◆ Task prompt ◆
Begin with the first line and repeat exactly through the line containing "const botYTicks = [-160, -140, -120, -100, -80];"; leave every image out.

◆ Recorded data ◆
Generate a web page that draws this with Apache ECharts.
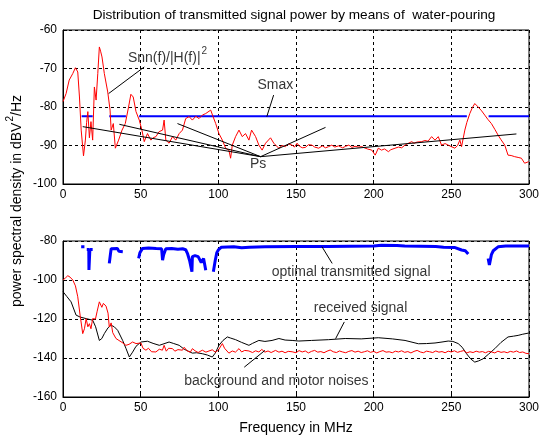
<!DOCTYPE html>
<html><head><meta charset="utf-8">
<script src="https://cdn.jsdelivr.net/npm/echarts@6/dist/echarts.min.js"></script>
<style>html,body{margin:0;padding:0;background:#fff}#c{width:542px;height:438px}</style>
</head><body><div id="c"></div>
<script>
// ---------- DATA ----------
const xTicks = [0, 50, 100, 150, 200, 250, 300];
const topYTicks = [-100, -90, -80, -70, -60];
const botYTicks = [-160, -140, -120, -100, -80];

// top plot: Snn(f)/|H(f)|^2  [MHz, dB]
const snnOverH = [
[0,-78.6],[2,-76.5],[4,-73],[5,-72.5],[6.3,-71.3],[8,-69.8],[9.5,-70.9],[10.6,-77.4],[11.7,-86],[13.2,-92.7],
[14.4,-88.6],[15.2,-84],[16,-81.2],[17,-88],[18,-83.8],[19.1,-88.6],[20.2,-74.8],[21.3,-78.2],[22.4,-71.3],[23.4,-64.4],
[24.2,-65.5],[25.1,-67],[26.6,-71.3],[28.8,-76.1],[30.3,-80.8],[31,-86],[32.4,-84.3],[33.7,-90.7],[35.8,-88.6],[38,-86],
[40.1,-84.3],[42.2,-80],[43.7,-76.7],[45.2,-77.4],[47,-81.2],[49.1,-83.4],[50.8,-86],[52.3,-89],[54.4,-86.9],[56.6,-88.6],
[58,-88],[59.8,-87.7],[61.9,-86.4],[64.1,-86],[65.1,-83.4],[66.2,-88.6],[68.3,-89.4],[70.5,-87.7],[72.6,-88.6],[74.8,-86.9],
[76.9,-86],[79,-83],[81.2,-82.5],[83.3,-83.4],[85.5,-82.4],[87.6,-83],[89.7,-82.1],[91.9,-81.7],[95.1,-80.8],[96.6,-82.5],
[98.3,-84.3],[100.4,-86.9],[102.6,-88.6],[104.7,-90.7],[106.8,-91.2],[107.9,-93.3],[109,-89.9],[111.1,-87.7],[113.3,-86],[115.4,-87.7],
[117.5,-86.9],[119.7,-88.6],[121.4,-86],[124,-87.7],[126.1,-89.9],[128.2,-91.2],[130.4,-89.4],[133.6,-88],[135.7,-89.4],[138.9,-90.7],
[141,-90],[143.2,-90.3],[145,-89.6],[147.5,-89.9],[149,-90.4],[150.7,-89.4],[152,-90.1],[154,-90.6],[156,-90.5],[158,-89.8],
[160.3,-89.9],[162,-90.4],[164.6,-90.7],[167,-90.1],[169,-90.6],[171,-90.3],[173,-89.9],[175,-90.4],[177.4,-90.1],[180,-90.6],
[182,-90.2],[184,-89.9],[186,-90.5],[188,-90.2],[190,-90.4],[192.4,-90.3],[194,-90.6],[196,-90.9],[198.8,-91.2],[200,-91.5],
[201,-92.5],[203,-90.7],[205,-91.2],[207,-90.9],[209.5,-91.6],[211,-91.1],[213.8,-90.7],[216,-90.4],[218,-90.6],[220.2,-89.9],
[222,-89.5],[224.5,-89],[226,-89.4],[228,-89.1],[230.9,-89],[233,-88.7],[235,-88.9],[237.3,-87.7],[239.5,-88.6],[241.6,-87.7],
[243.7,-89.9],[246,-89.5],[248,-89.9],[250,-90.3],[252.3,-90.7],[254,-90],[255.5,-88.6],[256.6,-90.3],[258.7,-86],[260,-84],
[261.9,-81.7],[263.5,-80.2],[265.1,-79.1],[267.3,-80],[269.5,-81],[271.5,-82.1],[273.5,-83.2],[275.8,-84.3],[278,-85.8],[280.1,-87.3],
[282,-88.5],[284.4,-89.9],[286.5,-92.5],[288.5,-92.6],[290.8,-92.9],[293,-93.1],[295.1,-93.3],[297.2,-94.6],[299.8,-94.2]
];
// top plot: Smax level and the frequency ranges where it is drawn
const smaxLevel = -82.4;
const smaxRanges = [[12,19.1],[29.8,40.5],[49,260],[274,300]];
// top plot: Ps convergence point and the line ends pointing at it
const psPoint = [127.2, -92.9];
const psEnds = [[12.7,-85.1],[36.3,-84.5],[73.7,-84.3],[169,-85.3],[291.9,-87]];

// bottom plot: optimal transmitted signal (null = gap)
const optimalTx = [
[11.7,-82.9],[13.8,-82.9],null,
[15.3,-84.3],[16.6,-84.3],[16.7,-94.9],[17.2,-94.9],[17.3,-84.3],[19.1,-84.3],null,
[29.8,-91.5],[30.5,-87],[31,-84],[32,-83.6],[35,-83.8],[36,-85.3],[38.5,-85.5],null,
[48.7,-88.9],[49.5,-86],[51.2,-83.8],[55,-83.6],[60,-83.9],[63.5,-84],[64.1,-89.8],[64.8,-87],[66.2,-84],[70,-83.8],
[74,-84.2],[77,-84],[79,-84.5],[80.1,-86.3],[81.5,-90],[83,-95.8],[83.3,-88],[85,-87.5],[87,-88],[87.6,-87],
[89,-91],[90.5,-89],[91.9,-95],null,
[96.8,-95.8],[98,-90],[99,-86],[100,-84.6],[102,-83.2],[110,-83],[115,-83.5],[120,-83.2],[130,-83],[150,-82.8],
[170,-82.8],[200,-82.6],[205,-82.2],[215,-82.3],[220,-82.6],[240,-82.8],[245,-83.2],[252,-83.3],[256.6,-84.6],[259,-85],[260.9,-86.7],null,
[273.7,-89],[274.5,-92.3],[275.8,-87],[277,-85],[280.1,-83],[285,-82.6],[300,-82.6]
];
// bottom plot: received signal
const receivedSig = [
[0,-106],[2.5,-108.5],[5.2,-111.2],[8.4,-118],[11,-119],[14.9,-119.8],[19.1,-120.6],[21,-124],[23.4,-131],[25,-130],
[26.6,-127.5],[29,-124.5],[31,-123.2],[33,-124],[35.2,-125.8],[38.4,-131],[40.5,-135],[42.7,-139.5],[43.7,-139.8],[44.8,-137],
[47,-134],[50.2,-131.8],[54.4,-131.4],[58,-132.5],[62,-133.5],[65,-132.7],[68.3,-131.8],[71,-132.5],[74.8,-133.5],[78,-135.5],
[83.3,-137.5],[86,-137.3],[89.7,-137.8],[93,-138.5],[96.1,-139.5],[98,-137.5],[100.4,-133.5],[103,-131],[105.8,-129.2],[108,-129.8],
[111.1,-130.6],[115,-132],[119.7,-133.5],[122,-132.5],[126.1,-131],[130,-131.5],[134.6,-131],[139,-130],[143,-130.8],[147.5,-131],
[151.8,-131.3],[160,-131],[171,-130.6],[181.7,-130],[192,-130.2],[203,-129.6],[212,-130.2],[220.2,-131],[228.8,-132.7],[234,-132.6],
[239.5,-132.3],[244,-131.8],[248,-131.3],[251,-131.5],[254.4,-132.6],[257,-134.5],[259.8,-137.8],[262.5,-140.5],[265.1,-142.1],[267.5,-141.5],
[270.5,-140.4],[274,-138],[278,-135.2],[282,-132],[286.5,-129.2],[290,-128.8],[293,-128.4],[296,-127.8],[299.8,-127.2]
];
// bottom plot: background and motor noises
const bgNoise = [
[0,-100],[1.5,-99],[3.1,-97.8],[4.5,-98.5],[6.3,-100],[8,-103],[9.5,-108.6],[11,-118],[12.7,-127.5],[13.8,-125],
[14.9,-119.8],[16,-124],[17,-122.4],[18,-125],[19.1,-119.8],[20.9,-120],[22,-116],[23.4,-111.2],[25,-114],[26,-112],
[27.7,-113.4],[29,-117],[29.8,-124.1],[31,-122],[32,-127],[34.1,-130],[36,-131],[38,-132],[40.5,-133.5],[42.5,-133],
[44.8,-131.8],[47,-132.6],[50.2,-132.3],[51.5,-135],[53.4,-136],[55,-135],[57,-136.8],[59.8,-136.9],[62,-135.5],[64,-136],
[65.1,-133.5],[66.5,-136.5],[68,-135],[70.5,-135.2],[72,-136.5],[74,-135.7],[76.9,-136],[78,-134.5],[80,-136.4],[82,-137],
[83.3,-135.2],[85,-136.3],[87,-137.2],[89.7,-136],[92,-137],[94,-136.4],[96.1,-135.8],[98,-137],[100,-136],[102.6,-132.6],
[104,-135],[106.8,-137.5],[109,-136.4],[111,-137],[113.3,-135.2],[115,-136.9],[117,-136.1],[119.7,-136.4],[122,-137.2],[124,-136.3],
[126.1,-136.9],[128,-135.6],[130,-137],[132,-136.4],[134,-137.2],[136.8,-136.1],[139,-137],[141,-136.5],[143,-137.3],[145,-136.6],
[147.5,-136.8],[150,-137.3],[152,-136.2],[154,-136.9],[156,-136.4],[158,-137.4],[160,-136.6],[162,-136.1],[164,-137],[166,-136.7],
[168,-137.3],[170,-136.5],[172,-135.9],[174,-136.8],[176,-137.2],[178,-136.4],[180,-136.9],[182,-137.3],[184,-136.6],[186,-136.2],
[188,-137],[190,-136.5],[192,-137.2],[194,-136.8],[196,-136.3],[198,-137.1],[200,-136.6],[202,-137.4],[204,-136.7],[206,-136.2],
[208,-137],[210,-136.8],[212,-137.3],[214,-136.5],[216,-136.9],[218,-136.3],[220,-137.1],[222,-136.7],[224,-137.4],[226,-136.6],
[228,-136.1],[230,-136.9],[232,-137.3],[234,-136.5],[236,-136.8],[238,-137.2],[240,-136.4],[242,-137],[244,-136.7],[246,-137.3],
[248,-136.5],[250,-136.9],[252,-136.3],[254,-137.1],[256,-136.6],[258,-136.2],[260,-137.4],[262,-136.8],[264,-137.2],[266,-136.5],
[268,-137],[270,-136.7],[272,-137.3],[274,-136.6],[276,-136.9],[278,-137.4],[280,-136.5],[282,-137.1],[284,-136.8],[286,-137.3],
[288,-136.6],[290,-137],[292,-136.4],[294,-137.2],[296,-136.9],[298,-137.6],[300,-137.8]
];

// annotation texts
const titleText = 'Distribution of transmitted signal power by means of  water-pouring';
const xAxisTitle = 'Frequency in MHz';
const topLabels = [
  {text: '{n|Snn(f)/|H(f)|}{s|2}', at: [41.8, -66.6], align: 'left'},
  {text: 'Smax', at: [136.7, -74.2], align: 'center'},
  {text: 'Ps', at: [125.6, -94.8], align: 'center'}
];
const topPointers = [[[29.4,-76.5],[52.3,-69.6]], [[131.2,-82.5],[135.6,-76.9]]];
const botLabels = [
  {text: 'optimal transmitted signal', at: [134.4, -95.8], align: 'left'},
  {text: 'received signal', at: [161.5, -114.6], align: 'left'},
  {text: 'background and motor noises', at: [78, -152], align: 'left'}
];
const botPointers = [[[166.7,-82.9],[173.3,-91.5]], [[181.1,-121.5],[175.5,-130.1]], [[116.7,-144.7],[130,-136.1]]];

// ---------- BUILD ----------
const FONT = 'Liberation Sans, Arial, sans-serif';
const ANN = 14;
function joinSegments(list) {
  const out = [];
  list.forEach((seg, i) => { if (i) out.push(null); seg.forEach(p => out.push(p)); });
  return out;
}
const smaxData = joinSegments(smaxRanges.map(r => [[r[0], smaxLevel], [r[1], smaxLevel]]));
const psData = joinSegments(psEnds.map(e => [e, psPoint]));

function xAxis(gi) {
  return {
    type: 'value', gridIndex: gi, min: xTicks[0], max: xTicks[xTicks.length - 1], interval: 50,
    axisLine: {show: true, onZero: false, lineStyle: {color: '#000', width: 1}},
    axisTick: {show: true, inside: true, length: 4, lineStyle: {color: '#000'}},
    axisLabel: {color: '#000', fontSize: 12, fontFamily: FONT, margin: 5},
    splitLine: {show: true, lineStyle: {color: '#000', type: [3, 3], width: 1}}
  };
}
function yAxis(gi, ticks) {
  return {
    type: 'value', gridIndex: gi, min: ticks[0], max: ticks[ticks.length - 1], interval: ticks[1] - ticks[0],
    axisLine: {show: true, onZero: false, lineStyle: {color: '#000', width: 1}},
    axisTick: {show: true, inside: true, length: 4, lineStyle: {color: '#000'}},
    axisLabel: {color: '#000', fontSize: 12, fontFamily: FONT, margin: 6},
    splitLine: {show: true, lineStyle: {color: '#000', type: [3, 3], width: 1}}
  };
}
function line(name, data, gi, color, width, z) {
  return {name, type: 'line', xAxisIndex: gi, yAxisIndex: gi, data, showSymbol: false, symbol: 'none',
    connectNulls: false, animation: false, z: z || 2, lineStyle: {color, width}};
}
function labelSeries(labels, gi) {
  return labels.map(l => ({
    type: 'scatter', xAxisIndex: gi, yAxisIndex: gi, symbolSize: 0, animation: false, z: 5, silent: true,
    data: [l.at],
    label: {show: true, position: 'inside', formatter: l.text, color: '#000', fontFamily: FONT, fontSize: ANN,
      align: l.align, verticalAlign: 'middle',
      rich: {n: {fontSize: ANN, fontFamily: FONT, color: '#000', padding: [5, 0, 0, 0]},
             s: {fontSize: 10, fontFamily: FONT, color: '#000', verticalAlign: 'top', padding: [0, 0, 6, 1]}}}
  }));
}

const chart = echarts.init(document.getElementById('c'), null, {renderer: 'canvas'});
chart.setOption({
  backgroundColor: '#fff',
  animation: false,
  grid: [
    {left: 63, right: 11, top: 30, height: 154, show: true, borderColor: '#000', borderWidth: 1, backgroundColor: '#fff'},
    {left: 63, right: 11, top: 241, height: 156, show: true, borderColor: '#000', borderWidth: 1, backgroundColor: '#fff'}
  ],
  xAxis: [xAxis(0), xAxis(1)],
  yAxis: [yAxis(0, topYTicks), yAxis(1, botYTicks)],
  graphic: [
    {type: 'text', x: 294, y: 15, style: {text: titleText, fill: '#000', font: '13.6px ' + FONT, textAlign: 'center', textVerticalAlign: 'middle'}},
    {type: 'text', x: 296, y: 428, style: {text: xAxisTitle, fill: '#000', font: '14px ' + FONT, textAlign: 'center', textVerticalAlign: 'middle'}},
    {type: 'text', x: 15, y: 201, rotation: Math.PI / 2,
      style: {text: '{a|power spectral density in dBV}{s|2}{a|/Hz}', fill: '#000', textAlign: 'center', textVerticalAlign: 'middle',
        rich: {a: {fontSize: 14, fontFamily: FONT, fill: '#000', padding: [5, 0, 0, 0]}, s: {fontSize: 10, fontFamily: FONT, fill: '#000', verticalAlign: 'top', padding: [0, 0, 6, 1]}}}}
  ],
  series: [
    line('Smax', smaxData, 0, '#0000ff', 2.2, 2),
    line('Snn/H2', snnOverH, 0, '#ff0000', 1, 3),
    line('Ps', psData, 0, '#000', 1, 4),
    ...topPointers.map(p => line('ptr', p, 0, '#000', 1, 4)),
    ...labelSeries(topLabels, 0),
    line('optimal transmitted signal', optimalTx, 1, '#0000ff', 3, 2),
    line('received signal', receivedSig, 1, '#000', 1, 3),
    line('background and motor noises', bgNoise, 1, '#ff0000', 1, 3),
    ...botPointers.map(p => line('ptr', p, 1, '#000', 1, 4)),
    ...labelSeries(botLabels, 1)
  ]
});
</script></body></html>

◆ Exercise result ◆
Generate a web page that draws this with Apache ECharts.
<!DOCTYPE html>
<html><head><meta charset="utf-8">
<script src="https://cdn.jsdelivr.net/npm/echarts@6/dist/echarts.min.js"></script>
<style>html,body{margin:0;padding:0;background:#fff}#c{width:542px;height:438px}</style>
</head><body><div id="c"></div>
<script>
// ---------- DATA ----------
const xTicks = [0, 50, 100, 150, 200, 250, 300];
const topYTicks = [-100, -90, -80, -70, -60];
const botYTicks = [-160, -140, -120, -100, -80];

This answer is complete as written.